» To be done: Leave out the pictures, then reproduce the rest of the material exactly.

» Dataset extract:
========================================================================
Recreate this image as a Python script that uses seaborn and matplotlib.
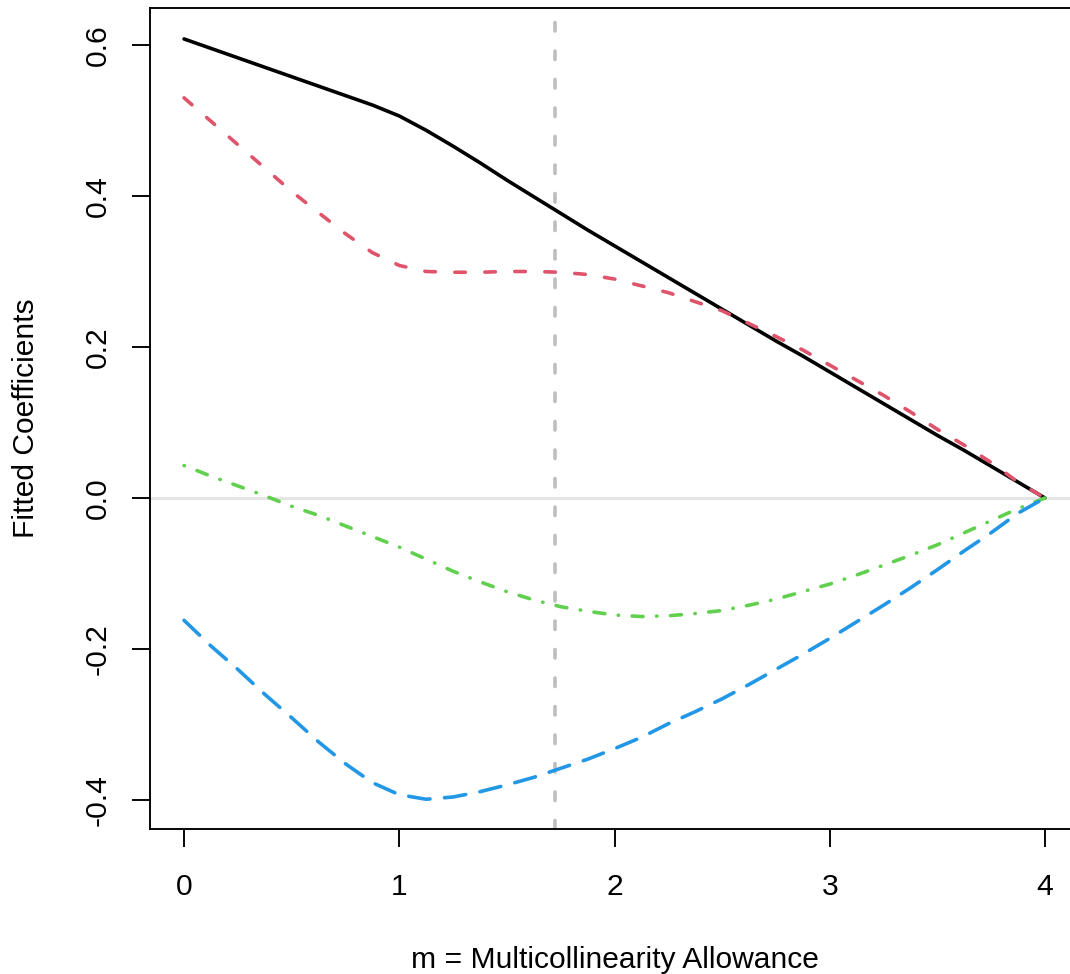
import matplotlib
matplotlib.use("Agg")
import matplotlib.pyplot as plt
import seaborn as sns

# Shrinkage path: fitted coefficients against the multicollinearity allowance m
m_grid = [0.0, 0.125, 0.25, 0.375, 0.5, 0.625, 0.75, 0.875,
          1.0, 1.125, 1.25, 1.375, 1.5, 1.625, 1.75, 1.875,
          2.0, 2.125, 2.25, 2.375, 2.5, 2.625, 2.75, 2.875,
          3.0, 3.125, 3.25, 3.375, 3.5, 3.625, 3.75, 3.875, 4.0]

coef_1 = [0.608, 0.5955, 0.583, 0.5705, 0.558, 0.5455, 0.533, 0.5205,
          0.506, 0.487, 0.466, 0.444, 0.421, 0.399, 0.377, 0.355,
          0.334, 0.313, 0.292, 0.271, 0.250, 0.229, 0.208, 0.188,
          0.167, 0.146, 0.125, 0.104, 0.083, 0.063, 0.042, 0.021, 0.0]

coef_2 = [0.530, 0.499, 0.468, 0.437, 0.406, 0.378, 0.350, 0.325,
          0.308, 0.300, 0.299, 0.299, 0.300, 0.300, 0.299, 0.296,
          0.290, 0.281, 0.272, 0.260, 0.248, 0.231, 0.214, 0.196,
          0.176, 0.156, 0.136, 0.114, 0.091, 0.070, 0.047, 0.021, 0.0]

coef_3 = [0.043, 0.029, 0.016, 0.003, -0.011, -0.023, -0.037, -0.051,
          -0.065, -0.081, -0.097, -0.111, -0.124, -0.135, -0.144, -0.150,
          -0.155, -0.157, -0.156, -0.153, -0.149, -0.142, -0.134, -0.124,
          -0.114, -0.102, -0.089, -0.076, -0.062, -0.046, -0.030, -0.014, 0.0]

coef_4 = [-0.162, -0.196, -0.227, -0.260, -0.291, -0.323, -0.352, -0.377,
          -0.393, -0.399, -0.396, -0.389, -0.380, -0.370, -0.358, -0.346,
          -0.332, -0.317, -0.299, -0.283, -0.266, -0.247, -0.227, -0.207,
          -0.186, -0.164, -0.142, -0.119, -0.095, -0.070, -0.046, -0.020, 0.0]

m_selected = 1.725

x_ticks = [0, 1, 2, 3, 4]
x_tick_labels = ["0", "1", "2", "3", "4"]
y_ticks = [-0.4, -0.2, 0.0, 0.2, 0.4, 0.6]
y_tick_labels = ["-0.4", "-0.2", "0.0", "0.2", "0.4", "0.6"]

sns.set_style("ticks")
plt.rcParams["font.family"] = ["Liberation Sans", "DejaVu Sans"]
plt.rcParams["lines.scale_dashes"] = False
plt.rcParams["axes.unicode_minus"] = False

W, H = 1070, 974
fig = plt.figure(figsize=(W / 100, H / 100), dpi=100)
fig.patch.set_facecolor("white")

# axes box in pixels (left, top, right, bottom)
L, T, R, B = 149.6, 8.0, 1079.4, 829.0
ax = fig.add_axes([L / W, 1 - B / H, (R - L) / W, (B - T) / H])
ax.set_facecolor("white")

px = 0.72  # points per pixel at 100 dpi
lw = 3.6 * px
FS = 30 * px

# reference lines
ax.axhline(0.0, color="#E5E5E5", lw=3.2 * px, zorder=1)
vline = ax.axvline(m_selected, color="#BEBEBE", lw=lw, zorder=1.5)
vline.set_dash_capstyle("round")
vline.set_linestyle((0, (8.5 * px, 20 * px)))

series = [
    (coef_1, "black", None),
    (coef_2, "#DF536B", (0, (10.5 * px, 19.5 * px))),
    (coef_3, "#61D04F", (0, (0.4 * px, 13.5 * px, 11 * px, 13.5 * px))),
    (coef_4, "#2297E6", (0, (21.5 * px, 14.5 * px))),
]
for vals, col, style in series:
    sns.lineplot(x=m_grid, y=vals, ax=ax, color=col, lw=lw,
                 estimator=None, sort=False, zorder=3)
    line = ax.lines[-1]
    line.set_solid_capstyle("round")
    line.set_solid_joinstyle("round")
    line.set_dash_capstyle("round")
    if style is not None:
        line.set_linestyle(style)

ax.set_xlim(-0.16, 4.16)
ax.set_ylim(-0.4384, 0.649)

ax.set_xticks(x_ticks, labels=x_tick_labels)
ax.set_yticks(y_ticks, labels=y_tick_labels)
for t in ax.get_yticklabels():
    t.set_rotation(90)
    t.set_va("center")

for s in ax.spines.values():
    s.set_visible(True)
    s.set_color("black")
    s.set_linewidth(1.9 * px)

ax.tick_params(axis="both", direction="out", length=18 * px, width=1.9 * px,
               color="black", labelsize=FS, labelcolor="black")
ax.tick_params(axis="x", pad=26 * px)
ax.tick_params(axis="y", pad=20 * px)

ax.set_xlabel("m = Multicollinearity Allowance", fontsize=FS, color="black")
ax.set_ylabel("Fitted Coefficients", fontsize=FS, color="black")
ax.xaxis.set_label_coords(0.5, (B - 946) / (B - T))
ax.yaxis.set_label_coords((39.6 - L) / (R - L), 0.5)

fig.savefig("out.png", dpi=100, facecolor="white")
========================================================================
» Answer:
Recreate this image as a Python script that uses seaborn and matplotlib.
import matplotlib
matplotlib.use("Agg")
import matplotlib.pyplot as plt
import seaborn as sns

# Shrinkage path: fitted coefficients against the multicollinearity allowance m
m_grid = [0.0, 0.125, 0.25, 0.375, 0.5, 0.625, 0.75, 0.875,
          1.0, 1.125, 1.25, 1.375, 1.5, 1.625, 1.75, 1.875,
          2.0, 2.125, 2.25, 2.375, 2.5, 2.625, 2.75, 2.875,
          3.0, 3.125, 3.25, 3.375, 3.5, 3.625, 3.75, 3.875, 4.0]

coef_1 = [0.608, 0.5955, 0.583, 0.5705, 0.558, 0.5455, 0.533, 0.5205,
          0.506, 0.487, 0.466, 0.444, 0.421, 0.399, 0.377, 0.355,
          0.334, 0.313, 0.292, 0.271, 0.250, 0.229, 0.208, 0.188,
          0.167, 0.146, 0.125, 0.104, 0.083, 0.063, 0.042, 0.021, 0.0]

coef_2 = [0.530, 0.499, 0.468, 0.437, 0.406, 0.378, 0.350, 0.325,
          0.308, 0.300, 0.299, 0.299, 0.300, 0.300, 0.299, 0.296,
          0.290, 0.281, 0.272, 0.260, 0.248, 0.231, 0.214, 0.196,
          0.176, 0.156, 0.136, 0.114, 0.091, 0.070, 0.047, 0.021, 0.0]

coef_3 = [0.043, 0.029, 0.016, 0.003, -0.011, -0.023, -0.037, -0.051,
          -0.065, -0.081, -0.097, -0.111, -0.124, -0.135, -0.144, -0.150,
          -0.155, -0.157, -0.156, -0.153, -0.149, -0.142, -0.134, -0.124,
          -0.114, -0.102, -0.089, -0.076, -0.062, -0.046, -0.030, -0.014, 0.0]

coef_4 = [-0.162, -0.196, -0.227, -0.260, -0.291, -0.323, -0.352, -0.377,
          -0.393, -0.399, -0.396, -0.389, -0.380, -0.370, -0.358, -0.346,
          -0.332, -0.317, -0.299, -0.283, -0.266, -0.247, -0.227, -0.207,
          -0.186, -0.164, -0.142, -0.119, -0.095, -0.070, -0.046, -0.020, 0.0]

m_selected = 1.725

x_ticks = [0, 1, 2, 3, 4]
x_tick_labels = ["0", "1", "2", "3", "4"]
y_ticks = [-0.4, -0.2, 0.0, 0.2, 0.4, 0.6]
y_tick_labels = ["-0.4", "-0.2", "0.0", "0.2", "0.4", "0.6"]

sns.set_style("ticks")
plt.rcParams["font.family"] = ["Liberation Sans", "DejaVu Sans"]
plt.rcParams["lines.scale_dashes"] = False
plt.rcParams["axes.unicode_minus"] = False

W, H = 1070, 974
fig = plt.figure(figsize=(W / 100, H / 100), dpi=100)
fig.patch.set_facecolor("white")

# axes box in pixels (left, top, right, bottom)
L, T, R, B = 149.6, 8.0, 1079.4, 829.0
ax = fig.add_axes([L / W, 1 - B / H, (R - L) / W, (B - T) / H])
ax.set_facecolor("white")

px = 0.72  # points per pixel at 100 dpi
lw = 3.6 * px
FS = 30 * px

# reference lines
ax.axhline(0.0, color="#E5E5E5", lw=3.2 * px, zorder=1)
vline = ax.axvline(m_selected, color="#BEBEBE", lw=lw, zorder=1.5)
vline.set_dash_capstyle("round")
vline.set_linestyle((0, (8.5 * px, 20 * px)))

series = [
    (coef_1, "black", None),
    (coef_2, "#DF536B", (0, (10.5 * px, 19.5 * px))),
    (coef_3, "#61D04F", (0, (0.4 * px, 13.5 * px, 11 * px, 13.5 * px))),
    (coef_4, "#2297E6", (0, (21.5 * px, 14.5 * px))),
]
for vals, col, style in series:
    sns.lineplot(x=m_grid, y=vals, ax=ax, color=col, lw=lw,
                 estimator=None, sort=False, zorder=3)
    line = ax.lines[-1]
    line.set_solid_capstyle("round")
    line.set_solid_joinstyle("round")
    line.set_dash_capstyle("round")
    if style is not None:
        line.set_linestyle(style)

ax.set_xlim(-0.16, 4.16)
ax.set_ylim(-0.4384, 0.649)

ax.set_xticks(x_ticks, labels=x_tick_labels)
ax.set_yticks(y_ticks, labels=y_tick_labels)
for t in ax.get_yticklabels():
    t.set_rotation(90)
    t.set_va("center")

for s in ax.spines.values():
    s.set_visible(True)
    s.set_color("black")
    s.set_linewidth(1.9 * px)

ax.tick_params(axis="both", direction="out", length=18 * px, width=1.9 * px,
               color="black", labelsize=FS, labelcolor="black")
ax.tick_params(axis="x", pad=26 * px)
ax.tick_params(axis="y", pad=20 * px)

ax.set_xlabel("m = Multicollinearity Allowance", fontsize=FS, color="black")
ax.set_ylabel("Fitted Coefficients", fontsize=FS, color="black")
ax.xaxis.set_label_coords(0.5, (B - 946) / (B - T))
ax.yaxis.set_label_coords((39.6 - L) / (R - L), 0.5)

fig.savefig("out.png", dpi=100, facecolor="white")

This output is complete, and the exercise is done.